Però anche voi avete molto bisogno di noi e quindi io sono molto soddisfatto, l’ho detto tante volte, di vivere in questa regione che rappresenta pienamente l’Italia. Addirittura, si può anche dire che l’abbia fatta l’Italia, a suo tempo, e che è ben inserita in un tessuto europeo forte che si basa, per quanto riguarda noi imprenditori, sicuramente sugli Stati, sulle leggi, sulla capacità di rispettarle e farle rispettare. Anche per questo faccio l’imprenditore da quasi 50 anni: da quando ero poco più che un ragazzino e non ho avuto migliaia di possibilità reali o emotive di mollar tutto e andare da qualche altra parte. Non l’ho mai fatto, e alla soglia dei 70 anni dico «ho fatto proprio bene». E vi ringrazio in questo senso, grazie.
Poi c’è la questione della Fondazione Cavour, quel piccolo pezzo di attività che tanti di noi che fanno un altro mestiere – qualcuno è seduto lì e qualcuno invece è seduto qui – cerchiamo di fare alla voce «essere utili anche a qualcun altro», oltre che alla nostra realtà, in questo caso imprenditoriale.

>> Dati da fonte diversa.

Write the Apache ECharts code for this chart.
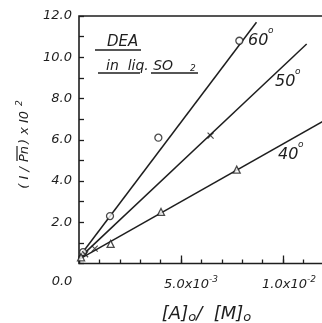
<!DOCTYPE html>
<html>
<head>
<meta charset="utf-8">
<script src="https://cdn.jsdelivr.net/npm/echarts@6/dist/echarts.min.js"></script>
<style>
  html, body { margin: 0; padding: 0; background: #ffffff; }
  #chart { width: 322px; height: 323px; }
</style>
</head>
<body>
<div id="chart"></div>
<script>
// Measured points: [ [A]0/[M]0 , (1/Pn) x 10^2 ]
const pts60 = [[0.0002, 0.55], [0.00152, 2.3], [0.00389, 6.1], [0.00786, 10.8]];
const pts50 = [[0.0003, 0.45], [0.00077, 0.72], [0.00645, 6.2]];
const pts40 = [[0.0001, 0.3], [0.00155, 0.95], [0.00402, 2.5], [0.00773, 4.55]];

// Straight-line fits drawn through each temperature set
const fit60 = [[0, 0.3], [0.0087, 11.7]];
const fit50 = [[0, 0.25], [0.01116, 10.64]];
const fit40 = [[0, 0.2], [0.0125, 7.2]];

const tempLabels = ['60', '50', '40'];
const yTickLabels = { 2: '2.0', 4: '4.0', 6: '6.0', 8: '8.0', 10: '10.0', 12: '12.0' };
const xTickLabels = { 0: '{z|0.0}', 5: '{a|5.0x10}{e|-3}', 10: '{b|1.0x10}{e|-2}' };

const INK = '#1e1e1e';
const FONT = 'DejaVu Sans';

const chart = echarts.init(document.getElementById('chart'), null, { renderer: 'canvas' });

const txt = (x, y, text, size, extra) => Object.assign({
  type: 'text', x, y,
  style: { text, fill: INK, font: 'italic ' + size + 'px "' + FONT + '"', ...(extra || {}) }
});

const option = {
  backgroundColor: '#ffffff',
  animation: false,
  grid: {
    left: 79, top: 16, width: 255, height: 247.5,
    show: true, borderColor: INK, borderWidth: 1.6,
    containLabel: false, outerBoundsMode: 'none'
  },
  xAxis: [
    {
      type: 'value', position: 'bottom', min: 0, max: 0.0125, interval: 0.001,
      axisLine: { show: false },
      axisTick: { show: true, inside: true, length: 4, lineStyle: { color: INK, width: 1.3 } },
      axisLabel: { show: false },
      splitLine: { show: false },
      name: '{t|[A]}{s|o}{t|/  [M]}{s|o}', nameLocation: 'middle', nameGap: 40,
      nameTextStyle: {
        rich: {
          t: { fontFamily: FONT, fontStyle: 'italic', fontSize: 18, color: INK },
          s: { fontFamily: FONT, fontStyle: 'italic', fontSize: 13, color: INK, padding: [8, 0, 0, 0] }
        }
      }
    },
    {
      type: 'value', position: 'bottom', min: 0, max: 0.0125, interval: 0.005,
      axisLine: { show: false },
      axisTick: { show: true, inside: true, length: 8, lineStyle: { color: INK, width: 1.3 } },
      splitLine: { show: false },
      axisLabel: {
        show: true, margin: 12,
        formatter: v => xTickLabels[Math.round(v * 1000)] || '',
        rich: {
          z: { fontFamily: FONT, fontStyle: 'italic', fontSize: 13, color: INK, padding: [0, 34, 0, 0] },
          a: { fontFamily: FONT, fontStyle: 'italic', fontSize: 13, color: INK, padding: [0, 0, 0, 20] },
          b: { fontFamily: FONT, fontStyle: 'italic', fontSize: 13, color: INK, padding: [0, 0, 0, 12] },
          e: { fontFamily: FONT, fontStyle: 'italic', fontSize: 9, color: INK, padding: [0, 0, 9, 0] }
        }
      }
    }
  ],
  yAxis: {
    type: 'value', min: 0, max: 12, interval: 1,
    axisLine: { show: false },
    axisTick: { show: true, inside: true, length: 5, lineStyle: { color: INK, width: 1.3 } },
    splitLine: { show: false },
    axisLabel: {
      margin: 7, color: INK, fontFamily: FONT, fontStyle: 'italic', fontSize: 13,
      formatter: v => yTickLabels[Math.round(v)] || ''
    }
  },
  series: [
    { type: 'line', data: fit60, showSymbol: false, lineStyle: { color: INK, width: 1.5 }, z: 2 },
    { type: 'line', data: fit50, showSymbol: false, lineStyle: { color: INK, width: 1.5 }, z: 2 },
    { type: 'line', data: fit40, showSymbol: false, lineStyle: { color: INK, width: 1.5 }, z: 2 },
    {
      type: 'scatter', data: pts60, symbol: 'circle', symbolSize: 7, z: 3,
      itemStyle: { color: '#ffffff', borderColor: INK, borderWidth: 1.3 }
    },
    {
      type: 'scatter', data: pts50, symbol: 'path://M0,0L10,10M10,0L0,10', symbolSize: 6, z: 3,
      itemStyle: { color: 'none', borderColor: INK, borderWidth: 1.2 }
    },
    {
      type: 'scatter', data: pts40, symbol: 'triangle', symbolSize: 7, z: 3,
      itemStyle: { color: '#ffffff', borderColor: INK, borderWidth: 1.3 }
    }
  ],
  graphic: [
    // caption
    txt(107, 35, 'DEA', 15),
    { type: 'line', shape: { x1: 95, y1: 50, x2: 141, y2: 50 }, style: { stroke: INK, lineWidth: 1.3 } },
    txt(106, 59, 'in  liq. SO', 14),
    txt(190, 64, '2', 9),
    { type: 'line', shape: { x1: 98, y1: 73, x2: 140, y2: 73 }, style: { stroke: INK, lineWidth: 1.3 } },
    { type: 'line', shape: { x1: 151, y1: 73, x2: 198, y2: 73 }, style: { stroke: INK, lineWidth: 1.3 } },
    // temperature tags
    txt(248, 33, tempLabels[0], 16), txt(268, 26, 'o', 9),
    txt(275, 74, tempLabels[1], 16), txt(295, 67, 'o', 9),
    txt(278, 147, tempLabels[2], 16), txt(298, 140, 'o', 9),
    // y axis title, reading upward
    {
      type: 'group', x: 25, y: 154, rotation: Math.PI / 2,
      children: [
        { type: 'text', x: -9, y: 0, style: { text: '( I / ', fill: INK, font: 'italic 13px "' + FONT + '"', align: 'right', verticalAlign: 'middle' } },
        { type: 'text', x: 0, y: 0, style: { text: 'Pn', fill: INK, font: 'italic 13px "' + FONT + '"', align: 'center', verticalAlign: 'middle' } },
        { type: 'line', shape: { x1: -7, y1: -8, x2: 8, y2: -8 }, style: { stroke: INK, lineWidth: 1.2 } },
        { type: 'text', x: 10, y: 0, style: { text: ') x I0', fill: INK, font: 'italic 13px "' + FONT + '"', align: 'left', verticalAlign: 'middle' } },
        { type: 'text', x: 48, y: -5, style: { text: '2', fill: INK, font: 'italic 9px "' + FONT + '"', align: 'left', verticalAlign: 'middle' } }
      ]
    }
  ]
};

chart.setOption(option);
</script>
</body>
</html>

Adesso da qualche anno mi tocca la Fondazione Cavour. Non è la prima cosa che ho fatto in quel senso. C’è stata la Film Commission, c’è stata l’ITP, c’è stata la Fondazione Piemontese per l’Oncologia e adesso c’è la Fondazione Cavour.
Come Presidente della Fondazione Cavour sono felice oggi, come per gli altri due casi, perché la Regione ci ha dato l’opportunità – oltre che sostenerci dal mattino alla sera con dei fondi – di fare di più. Ci sta dando l’opportunità di fare di più, che vuol dire poter parlare di più di Cavour, conoscerlo meglio, farlo conoscere meglio. E anche dare una nuova vocazione alla Fondazione Cavour che non aveva, che crediamo tutti insieme che sia molto importante: cioè la promozione continua e sistematica, oggi anche indicata da una legge dello Stato – (a indicare, ndr) che è bene farla – della promozione del valore dell’Unità d’Italia. E chi meglio di Cavour e di Santena può portare avanti tutti i giorni questo valore?
Prima sentivo con enfasi e orgoglio il fatto di avere un valore nell’Unità del Piemonte, è vero, lo sento anch’io. Però l’Unità d’Italia è qualcosa di più, che è fatta dell’unità di altre unità.
E se andiamo a vedere questa famosa Unità d’Europa, non può che essere fatta da cose tra loro unite e che scendono da dove si può partire.
Quindi se c’è un’identità piemontese, ci sono tante identità in Italia – e con questo non voglio dare nessun riferimento politico. Noi, adesso, stiamo cominciando con la Fondazione Cavour a valorizzare soprattutto per i giovani e non una volta ogni 50 anni: perché non è che non lo facessimo, ma io nella vita l’ho vissuto (solo, ndr) due volte e… sono a Matusalemme: nel 1961 e nel 2011. Poi se ne parla più, di compleanni non se ne fanno più.
C’è stata addirittura una legge, credo nel 2012, che invita – e come legge impone – alcuni luoghi in particolare a ricordare tutti gli anni, il 17 di marzo, il valore della Bandiera, della Costituzione, dell’Unità e dell’Inno.
Santena è uno di quei quattro posti, che per legge sono stati indicati come «cari alla patria» e noi lo facciamo molto volentieri ed è proprio la missione principale della Fondazione Cavour.
Un giorno come questo, una collaborazione su un luogo che adesso forse vedremo anche, è una grandissima opportunità per cui noi siamo molto riconoscenti alla Regione e ci fa piacere essere qui oggi. Grazie mille.